Pivot table reshapes long rows into a grid of aggregates

The difference between pivot and pivot_table is critical: pivot only reshapes and fails on duplicates, while pivot_table aggregates duplicates using aggfunc (default mean).

Hands-on Example

Let us build a sales dataset and pivot it several ways.

import pandas as pd
import numpy as np

df = pd.DataFrame({
    'region': ['West','West','East','East','West','East','South','South'],
    'quarter': ['Q1','Q2','Q1','Q2','Q1','Q1','Q2','Q1'],
    'product': ['A','A','B','A','B','A','B','A'],
    'amount': [100, 180, 400, 320, 150, 220, 90, 60],
    'units':  [10, 18, 40, 32, 15, 22, 9, 6],
})

table = pd.pivot_table(
    df,
    index='region',
    columns='quarter',
    values='amount',
    aggfunc='sum',
    fill_value=0,
)
print(table)

This produces a region-by-quarter grid of summed amounts. To pivot on multiple values and functions at once:

multi = pd.pivot_table(
    df,
    index=['region','product'],
    columns='quarter',
    values=['amount','units'],
    aggfunc={'amount':'sum','units':'mean'},
    fill_value=0,
    margins=True,
    margins_name='Total',
)
print(multi)

The margins=True flag adds row and column totals, useful for executive summaries. The result is a MultiIndex on both rows and columns, which you can flatten:

multi.columns = ['_'.join(map(str, c)).strip('_') for c in multi.columns]
multi = multi.reset_index()

To go back to long form, use melt:

long_again = table.reset_index().melt(
    id_vars='region',
    var_name='quarter',
    value_name='amount',
)

This round-trip is the essence of tidy data work.

Common Pitfalls

The first pitfall is forgetting that aggfunc defaults to mean. If you expect counts and see decimals, switch to 'sum' or 'count'. The second is mixing string and numeric types in values; pandas will silently coerce or drop, depending on the function.
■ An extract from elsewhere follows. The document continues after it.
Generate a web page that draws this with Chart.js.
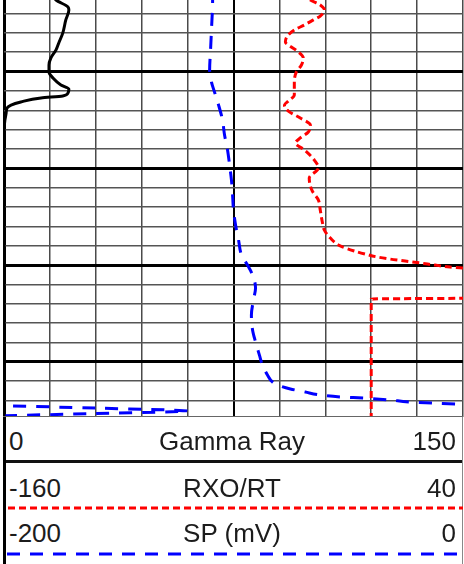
<!DOCTYPE html>
<html>
<head>
<meta charset="utf-8">
<title>Log tracks</title>
<script src="https://cdn.jsdelivr.net/npm/chart.js@4.4.1/dist/chart.umd.min.js"></script>
<style>
  html, body { margin: 0; padding: 0; background: #fff; }
  body { width: 464px; height: 564px; position: relative; overflow: hidden;
         font-family: "Liberation Sans", Arial, sans-serif; }
  #plot { position: absolute; left: 0; top: 0; width: 464px; height: 417px; }
  .bar { position: absolute; }
  #leftBar { left: 3px; top: 417px; width: 3px; height: 147px; background: #000; }
  #rightBar { left: 462px; top: 417px; width: 1px; height: 147px; background: #888; }
  #topLine { left: 3px; top: 416px; width: 460px; height: 1px; background: #666; }
  #grBottom { left: 3px; top: 460px; width: 460px; height: 3px; background: #111; }
  .lab { position: absolute; font-size: 26px; line-height: 26px; color: #1c1c1c; white-space: nowrap; }
  .lab.min { left: 9px; }
  .lab.name { left: 0; width: 464px; text-align: center; }
  .lab.max { right: 8px; text-align: right; }
  .row0 { top: 428px; }
  .row1 { top: 475px; }
  .row2 { top: 520px; }
  #keys { position: absolute; left: 0; top: 0; }
</style>
</head>
<body>
<div id="plot"><canvas id="logChart"></canvas></div>
<div id="topLine" class="bar"></div>
<div id="grBottom" class="bar"></div>
<div id="leftBar" class="bar"></div>
<div id="rightBar" class="bar"></div>
<div id="labels"></div>
<svg id="keys" width="464" height="564">
  <line x1="8" y1="508" x2="463" y2="508" stroke="#ff0000" stroke-width="3" stroke-dasharray="7 4"/>
  <line x1="7" y1="554" x2="461" y2="554" stroke="#0000ff" stroke-width="3" stroke-dasharray="13 10"/>
</svg>
<script>
// track headers
const trackNames = ['Gamma Ray', 'RXO/RT', 'SP (mV)'];
const trackMin = [0, -160, -200];
const trackMax = [150, 40, 0];

// depth window (ft) and grid lines
const depthTop = 4996.3;
const depthBottom = 5017.85;
const depthTicks = [4997, 4998, 4999, 5000, 5001, 5002, 5003, 5004, 5005, 5006, 5007,
  5008, 5009, 5010, 5011, 5012, 5013, 5014, 5015, 5016, 5017];

// Gamma Ray
const grDepth = [4995.8, 4996.3, 4996.66, 4996.82, 4997.33, 4998.01, 4998.52, 4998.88, 4999.3,
  4999.66, 5000.02, 5000.33, 5000.69, 5000.9, 5001.11, 5001.26, 5001.36, 5001.57, 5001.73,
  5001.88, 5002.14, 5002.5, 5003.02, 5018.0];
const grValue = [15, 17, 20.9, 21.2, 20.2, 19.2, 17.9, 17.0, 15.3, 14.7, 14.7, 16.0, 18.6, 21.2,
  20.9, 19.2, 12.1, 5.5, 2.3, 1.0, 0.7, 0.3, 0, 0];

// RXO/RT
const rxoDepth = [4995.89, 4996.30, 4996.56, 4996.82, 4997.13, 4997.33, 4997.59, 4997.85, 4998.16,
  4998.47, 4998.73, 4998.94, 4999.30, 4999.66, 5000.02, 5000.54, 5001.21, 5001.52, 5001.73,
  5002.04, 5002.40, 5002.76, 5003.12, 5003.43, 5003.69, 5004.05, 5004.57, 5004.98, 5005.50,
  5006.17, 5006.64, 5007.15, 5007.77, 5008.19, 5008.60, 5009.01, 5009.27, 5009.43, 5009.58,
  5009.69, 5009.79, 5009.89, 5010.00, 5010.10, 5010.15, 5010.36, 5011.03, 5011.70, 5011.75, 5018.0];
const rxoValue = [-30, -26.5, -22.2, -20.4, -22.2, -25.2, -29.1, -33.5, -36.5, -37.4, -34.8, -32.2,
  -29.6, -30.4, -32.6, -33.5, -33.5, -36.1, -37.8, -36.1, -30.9, -26.5, -27.4, -30.9, -33.0,
  -29.1, -24.8, -23.0, -27.0, -25.7, -23.0, -22.2, -21.3, -20.4, -17.8, -13.5, -7.4, -2.6,
  2.6, 8.3, 14.8, 21.3, 27.8, 34.3, 39.6, 47, 52, 55, 0, 0];

// SP (mV)
const spDepth = [4995.78, 4996.30, 4997.85, 4998.88, 4999.92, 5000.54, 5001.05, 5001.73, 5002.50,
  5003.28, 5004.05, 5004.83, 5005.60, 5006.38, 5007.15, 5007.93, 5008.70, 5009.48, 5010.00,
  5010.51, 5011.18, 5011.80, 5012.58, 5013.35, 5013.97, 5014.65, 5015.16, 5015.68, 5016.04,
  5016.25, 5016.40, 5016.56, 5016.71, 5016.82, 5016.87, 5016.97, 5017.08, 5017.13, 5017.18,
  5017.23, 5017.24, 5017.25, 5017.39, 5017.54, 5017.67, 5017.80];
const spValue = [-109.1, -109.1, -109.6, -110.0, -110.4, -109.6, -108.3, -106.5, -104.8, -103.9,
  -102.6, -101.7, -100.9, -100.4, -100.0, -99.1, -97.8, -96.5, -93.9, -91.7, -90.4, -91.3,
  -92.2, -91.7, -90.4, -88.7, -87.4, -85.2, -83.0, -79.6, -75.2, -68.7, -62.2, -52.6, -43.5,
  -31.7, -23.0, -13.0, -2.6, 5.2, null, -206, -160, -120, -160, -206];

const toPoints = (depths, values) => depths.map((d, i) => ({ x: values[i], y: d }));

// header labels
const labels = document.getElementById('labels');
trackNames.forEach((name, i) => {
  [['min', trackMin[i]], ['name', name], ['max', trackMax[i]]].forEach(([cls, txt]) => {
    const el = document.createElement('div');
    el.className = 'lab ' + cls + ' row' + i;
    el.textContent = txt;
    labels.appendChild(el);
  });
});

const hidden = (i) => ({
  type: 'linear', display: false, min: trackMin[i], max: trackMax[i]
});

new Chart(document.getElementById('logChart'), {
  type: 'line',
  data: {
    datasets: [
      {
        label: trackNames[0],
        data: toPoints(grDepth, grValue),
        xAxisID: 'x',
        borderColor: '#000',
        borderWidth: 3
      },
      {
        label: trackNames[1],
        data: toPoints(rxoDepth, rxoValue),
        xAxisID: 'xRxo',
        borderColor: '#ff0000',
        borderWidth: 3,
        borderDash: [7, 4]
      },
      {
        label: trackNames[2],
        data: toPoints(spDepth, spValue),
        xAxisID: 'xSp',
        borderColor: '#0000ff',
        borderWidth: 3,
        borderDash: [13, 10]
      }
    ]
  },
  options: {
    responsive: true,
    maintainAspectRatio: false,
    animation: false,
    indexAxis: 'y',
    layout: { padding: { left: 4, right: 1, top: 0, bottom: 0 } },
    elements: {
      point: { radius: 0 },
      line: { cubicInterpolationMode: 'monotone', capBezierPoints: false, borderCapStyle: 'butt', fill: false }
    },
    plugins: { legend: { display: false }, tooltip: { enabled: false } },
    scales: {
      x: {
        type: 'linear',
        position: 'bottom',
        min: trackMin[0],
        max: trackMax[0],
        ticks: { display: false, stepSize: 15 },
        border: { display: false },
        grid: {
          drawTicks: false,
          color: (ctx) => (ctx.index === 0 || ctx.index === 5) ? '#000' : '#4a4a4a',
          lineWidth: (ctx) => ctx.index === 0 ? 3 : (ctx.index === 5 ? 2 : 1.5)
        }
      },
      xRxo: hidden(1),
      xSp: hidden(2),
      y: {
        type: 'linear',
        reverse: true,
        min: depthTop,
        max: depthBottom,
        afterBuildTicks: (scale) => { scale.ticks = depthTicks.map(v => ({ value: v })); },
        ticks: { display: false },
        border: { display: false },
        grid: {
          drawTicks: false,
          color: (ctx) => ctx.tick && ctx.tick.value % 5 === 0 ? '#000' : '#555',
          lineWidth: (ctx) => ctx.tick && ctx.tick.value % 5 === 0 ? 3 : 1.5
        }
      }
    }
  }
});
</script>
</body>
</html>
A third trap is NaN everywhere. When a region has no data for a quarter, the cell becomes NaN. Use fill_value=0 only when zero is semantically correct; for averages or medians, leaving NaN is often safer.

Finally, beware of pivot versus pivot_table. If you pass duplicates to pivot, you get ValueError: Index contains duplicate entries. Switch to pivot_table whenever the same index/column pair can appear twice.

Practical Tips

Pass a list to aggfunc to compute several statistics at once, for example aggfunc=['sum','mean','count']. This is much faster than running three separate pivots.

For large frames, downcast types before pivoting. Converting float64 to float32 and using categorical dtypes for index and columns reduces memory and speeds aggregation noticeably.

When you only need one row-and-column statistic, prefer groupby(...).agg(...).unstack(). It runs slightly faster and gives you more control over column ordering than pivot_table.

If you plan to feed the pivoted result into a chart, set observed=True when the index is categorical. Otherwise pandas emits every category combination, including ones with no data.

Wrap-up

pivot_table is the Swiss Army knife for reshaping pandas data. Master the three axes, choose your aggfunc deliberately, and remember that pivoting is reversible with melt. Once these patterns become automatic, you will reach for them whenever raw transactional data needs to become an answer.

Try it on a CSV you already have: pick two categorical columns, one numeric, and pivot. The summary you get back in three lines of code would take many clicks in a spreadsheet, and it scales to millions of rows.